Postgame analysis of the Nats' 2-0 win over the Kansas City Royals on Monday night at Kauffman Stadium: 

How it happened: After getting swept by the Phillies to close their most recent homestand, Nationals manager Dusty Baker called this Midwest road trip a good barometer for where they stand in the early part of this season. He, and many of his players, saw this road swing as a test, knowing they had yet to face one of baseball's best teams.

Four days later and the bar may need to be raised a little higher for these Nationals, as after sweeping the Cardinals in St. Louis, they opened their series at the defending champion Kansas City Royals with a convincing 2-0 victory on Monday night. Their brand of score early and let their pitching staff take it from there worked wonders once again.

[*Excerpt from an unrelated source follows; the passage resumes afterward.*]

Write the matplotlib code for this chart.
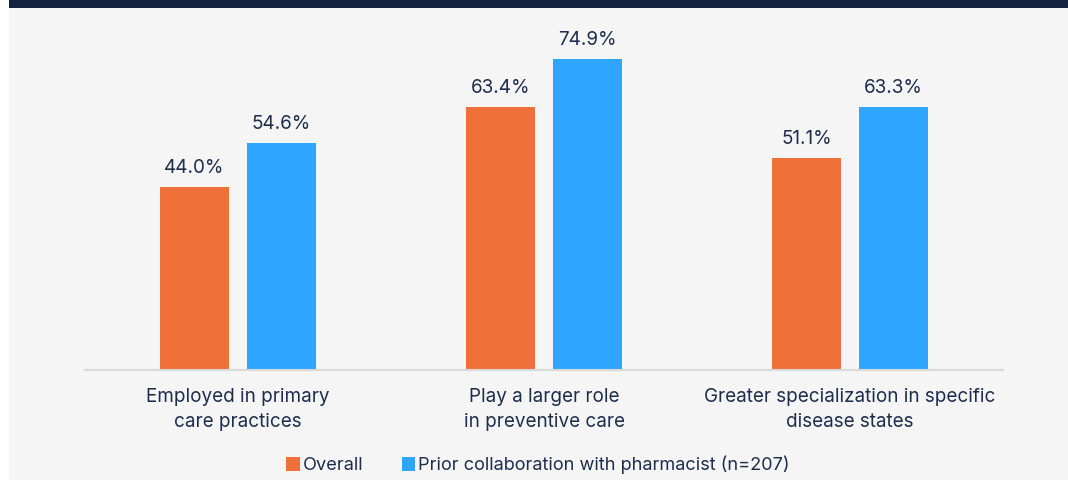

Gio Gonzalez continued his career-best start to a season with six scoreless frames, Ryan Zimmerman and Daniel Murphy notched first-inning RBI and the Nats' bullpen held on to push the Nats to club record 18-7 on the season through 25 games.

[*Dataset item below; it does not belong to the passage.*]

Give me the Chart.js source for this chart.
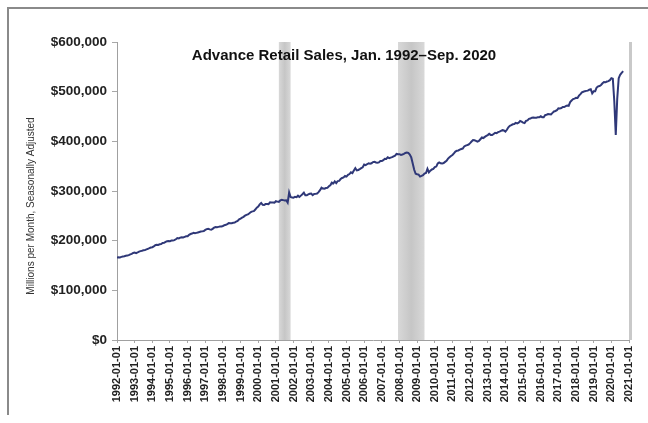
<!DOCTYPE html>
<html>
<head>
<meta charset="utf-8">
<title>Advance Retail Sales</title>
<script src="https://cdn.jsdelivr.net/npm/chart.js@4.4.1/dist/chart.umd.min.js"></script>
<style>
  html, body { margin: 0; padding: 0; background: #fff; }
  #wrap { position: relative; width: 648px; height: 423px; overflow: hidden; }
  #frame {
    position: absolute; left: 7px; top: 7px; width: 660px; height: 406px;
    border-top: 2px solid #8a8a8a; border-left: 2px solid #8a8a8a;
  }
  canvas { position: absolute; left: 0; top: 0; }
</style>
</head>
<body>
<div id="wrap">
  <div id="frame"></div>
  <canvas id="salesChart" width="648" height="423"></canvas>
</div>
<script>
// Monthly advance retail sales, millions of dollars, seasonally adjusted (Jan 1992 - Sep 2020)
const startYear = 1992;
const retailSales = [
  166000, 166400, 166200, 167300, 168100, 168600, 169600, 169900, 170900, 172500, 173400, 175300, // 1992
  176000, 174900, 176200, 178100, 179000, 179700, 180500, 180900, 182300, 183600, 184900, 186300, // 1993
  186900, 188400, 190800, 191700, 191500, 192800, 193300, 195400, 195800, 197700, 198900, 199100, // 1994
  199000, 200300, 200200, 201000, 202800, 205100, 204500, 206200, 207000, 206600, 207700, 208800, // 1995
  209000, 211900, 213400, 214300, 215800, 214800, 215700, 216600, 217500, 218400, 218700, 219300, // 1996
  221600, 223200, 224000, 222700, 222200, 223800, 226200, 227300, 227100, 227800, 228400, 228700, // 1997
  229600, 231100, 232000, 233300, 235300, 235100, 235000, 236100, 236400, 238600, 239900, 243000, // 1998
  244500, 246400, 248000, 250300, 252000, 253000, 255200, 257700, 259000, 259400, 262700, 266400, // 1999
  268600, 273100, 275900, 272100, 272000, 273700, 273900, 273600, 277100, 276700, 276800, 276600, // 2000
  279500, 278600, 278200, 281000, 282200, 281600, 280900, 281400, 276600, 297000, 287800, 286700, // 2001
  286600, 288400, 287700, 290600, 288000, 290700, 293500, 296700, 291300, 291300, 293200, 294500, // 2002
  294900, 291600, 294000, 294200, 295000, 297600, 301700, 306800, 305000, 304500, 306000, 306300, // 2003
  309600, 311600, 316800, 315200, 319500, 316000, 320000, 320400, 324000, 326300, 327400, 330400, // 2004
  329000, 332400, 334100, 337600, 336000, 341100, 346000, 341400, 342300, 344000, 346100, 347800, // 2005
  353400, 352200, 353900, 355700, 354800, 355800, 358200, 359000, 357400, 356900, 357600, 360400, // 2006
  360300, 362200, 365000, 364600, 367700, 366000, 367200, 368100, 369800, 371300, 374600, 374100, // 2007
  374200, 372800, 373600, 374800, 376600, 377600, 376900, 373500, 367600, 355400, 342800, 334600, // 2008
  333600, 333000, 329100, 330400, 331900, 335100, 336300, 344700, 337400, 340900, 343300, 344500, // 2009
  348000, 349200, 355400, 357600, 355800, 355200, 356300, 358600, 360800, 365200, 367900, 370400, // 2010
  372500, 375900, 379300, 381200, 381700, 383300, 384600, 385500, 389600, 391300, 392500, 393600, // 2011
  396300, 399700, 402500, 402200, 401000, 399400, 400700, 404200, 407700, 406600, 409000, 411000, // 2012
  412500, 415100, 413000, 413000, 414800, 417300, 416400, 418600, 419600, 421100, 422500, 421800, // 2013
  419400, 423300, 428300, 431200, 432500, 434300, 434800, 437200, 436200, 437600, 440900, 439500, // 2014
  437600, 436700, 441200, 442100, 445200, 445900, 447600, 447900, 447600, 447700, 448300, 448500, // 2015
  450400, 448600, 448500, 452800, 453600, 455000, 454700, 454300, 457300, 460200, 461100, 462600, // 2016
  466500, 466200, 467000, 469300, 469000, 470700, 472200, 471600, 479000, 482300, 485000, 486000, // 2017
  487500, 487400, 492000, 495000, 498800, 499900, 501000, 501600, 502100, 504000, 504800, 496500, // 2018
  500700, 500900, 508300, 510600, 511400, 513400, 516800, 519300, 518900, 520400, 521300, 523200, // 2019
  527100, 525900, 480800, 412600, 485900, 527000, 534100, 537600, 541500                          // 2020
];

const xTickLabels = [
  '1992-01-01', '1993-01-01', '1994-01-01', '1995-01-01', '1996-01-01', '1997-01-01',
  '1998-01-01', '1999-01-01', '2000-01-01', '2001-01-01', '2002-01-01', '2003-01-01',
  '2004-01-01', '2005-01-01', '2006-01-01', '2007-01-01', '2008-01-01', '2009-01-01',
  '2010-01-01', '2011-01-01', '2012-01-01', '2013-01-01', '2014-01-01', '2015-01-01',
  '2016-01-01', '2017-01-01', '2018-01-01', '2019-01-01', '2020-01-01', '2021-01-01'
];

// recession shading, first and last month of each
const recessionStart = ['2001-03', '2007-12'];
const recessionEnd = ['2001-11', '2009-06'];

const chartTitle = 'Advance Retail Sales, Jan. 1992\u2013Sep. 2020';
const yAxisTitle = 'Millions per Month, Seasonally Adjusted';

const fontFamily = '"Liberation Sans", Arial, sans-serif';

function monthToYear(str) {
  const [y, m] = str.split('-').map(Number);
  return y + (m - 1) / 12;
}

const points = retailSales.map((v, i) => ({ x: startYear + i / 12, y: v }));

// gray bars for recessions + the light right edge of the plot
const recessionBands = {
  id: 'recessionBands',
  beforeDatasetsDraw(chart) {
    const { ctx, chartArea } = chart;
    const xs = chart.scales.x;
    ctx.save();
    for (let i = 0; i < recessionStart.length; i++) {
      const x0 = xs.getPixelForValue(monthToYear(recessionStart[i]));
      const x1 = xs.getPixelForValue(monthToYear(recessionEnd[i]));
      const grad = ctx.createLinearGradient(x0, 0, x1, 0);
      grad.addColorStop(0, '#d8d8d8');
      grad.addColorStop(0.5, '#c6c6c6');
      grad.addColorStop(1, '#d8d8d8');
      ctx.fillStyle = grad;
      ctx.fillRect(x0, chartArea.top, x1 - x0, chartArea.bottom - chartArea.top);
    }
    ctx.strokeStyle = '#c9c9c9';
    ctx.lineWidth = 3;
    ctx.beginPath();
    ctx.moveTo(chartArea.right + 1.5, chartArea.top);
    ctx.lineTo(chartArea.right + 1.5, chartArea.bottom);
    ctx.stroke();
    ctx.restore();
  }
};

const chartLabels = {
  id: 'chartLabels',
  afterDraw(chart) {
    const { ctx } = chart;
    ctx.save();
    ctx.fillStyle = '#111';
    ctx.font = 'bold 15px ' + fontFamily;
    ctx.textAlign = 'center';
    ctx.textBaseline = 'middle';
    ctx.fillText(chartTitle, 344, 56);

    ctx.translate(31, 206);
    ctx.rotate(-Math.PI / 2);
    ctx.fillStyle = '#333';
    ctx.font = '10px ' + fontFamily;
    ctx.fillText(yAxisTitle, 0, 0);
    ctx.restore();
  }
};

const ctx = document.getElementById('salesChart').getContext('2d');
new Chart(ctx, {
  type: 'line',
  data: {
    datasets: [{
      data: points,
      borderColor: '#2f3878',
      borderWidth: 2,
      pointRadius: 0,
      tension: 0,
      fill: false
    }]
  },
  options: {
    responsive: false,
    animation: false,
    layout: { padding: { left: 0, right: 19, top: 42, bottom: 0 } },
    plugins: {
      legend: { display: false },
      tooltip: { enabled: false }
    },
    scales: {
      x: {
        type: 'linear',
        min: 1992,
        max: 2021,
        afterFit(scale) { scale.height = 83; },
        ticks: {
          stepSize: 1,
          autoSkip: false,
          maxRotation: 90,
          minRotation: 90,
          padding: 3,
          color: '#222',
          font: { family: fontFamily, size: 11, weight: 'bold' },
          callback: (v) => xTickLabels[Math.round(v) - startYear]
        },
        grid: { drawOnChartArea: false, tickLength: 3, color: '#a8a8a8' },
        border: { color: '#a0a0a0', width: 1 }
      },
      y: {
        min: 0,
        max: 600000,
        afterFit(scale) { scale.width = 117; },
        ticks: {
          stepSize: 100000,
          padding: 5,
          color: '#222',
          font: { family: fontFamily, size: 13.5, weight: 'bold' },
          callback: (v) => '$' + v.toLocaleString('en-US')
        },
        grid: { drawOnChartArea: false, tickLength: 5, color: '#a8a8a8' },
        border: { color: '#a0a0a0', width: 1 }
      }
    }
  },
  plugins: [recessionBands, chartLabels]
});
</script>
</body>
</html>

What it means: The 'they haven't beaten anyone' knock on the 2016 Nats can officially be put to rest. The Nationals are now 4-0 on this road trip, having first swept a 100-win team from a year ago in the Cardinals, to now opening this series against the reigning champs with a win. 

Gio keeps on rolling: Gonzalez battled a high pitch count early, but recovered to give the Nats six scoreless innings on four hits and two walks. Gio now has a 1.15 ERA through five starts this season, going at least six innings in each of those outings. The Nats rotation as a whole has held a 0.92 mark with 34 strikeouts and 10 walks in their last six starts as a group. 

Zim comes up big: Zimmerman has been in quite the skid lately, finishing the month of April hitting .219/.301/.301 with just one hit in his last four games (13 ABs). Zimmerman had been showing positive signs, including the highest average exit velocity on the Nats through the weekend. And on Monday, he came through with a big hit in the first inning, an RBI double to right field to give the Nats an early lead. It was Zim's first RBI since April 26. The Nats have now scored 32 of their 101 total runs this season in the first inning. Zimmerman also smacked a ground-rule double in the ninth inning for just his fourth multi-hit game in 20 games this season.

Harper finally gets a hit: Harper's slump recent slump continued through his first two plate appearances on Monday, as Harper struck out and flew out to make it 16 at-bats without a hit dating back to last Thursday. Harper would finally get one, though, on a bloop single to left field to lead off the top of the sixth inning. Harper broke his slump, but he was quickly thrown out trying to steal second by Royals catcher Lorenzo Cain. He also now has only two hits in his last six games.

Murphy gets No. 1000: Murphy had another solid day at the plate on Monday with three hits and an RBI on a groundout in the first inning. His second hit was No. 1000 for his career. It was a double to center field in the sixth inning and it gave Murphy his 12th multi-hit game in 24 total appearances this season. Only three times this year has he been held hitless. Murphy, by the way, is the 10th player ever to record their 1000th career hit in a Nats uniform. Denard Span was the last in September of 2014.

Up next: The Nats continue their series at the Royals with another 8:15 p.m. start on Tuesday night. Tanner Roark (2-2, 2.03) and former Nats minor leaguer Chris Young (1-4, 6.12) are the starters.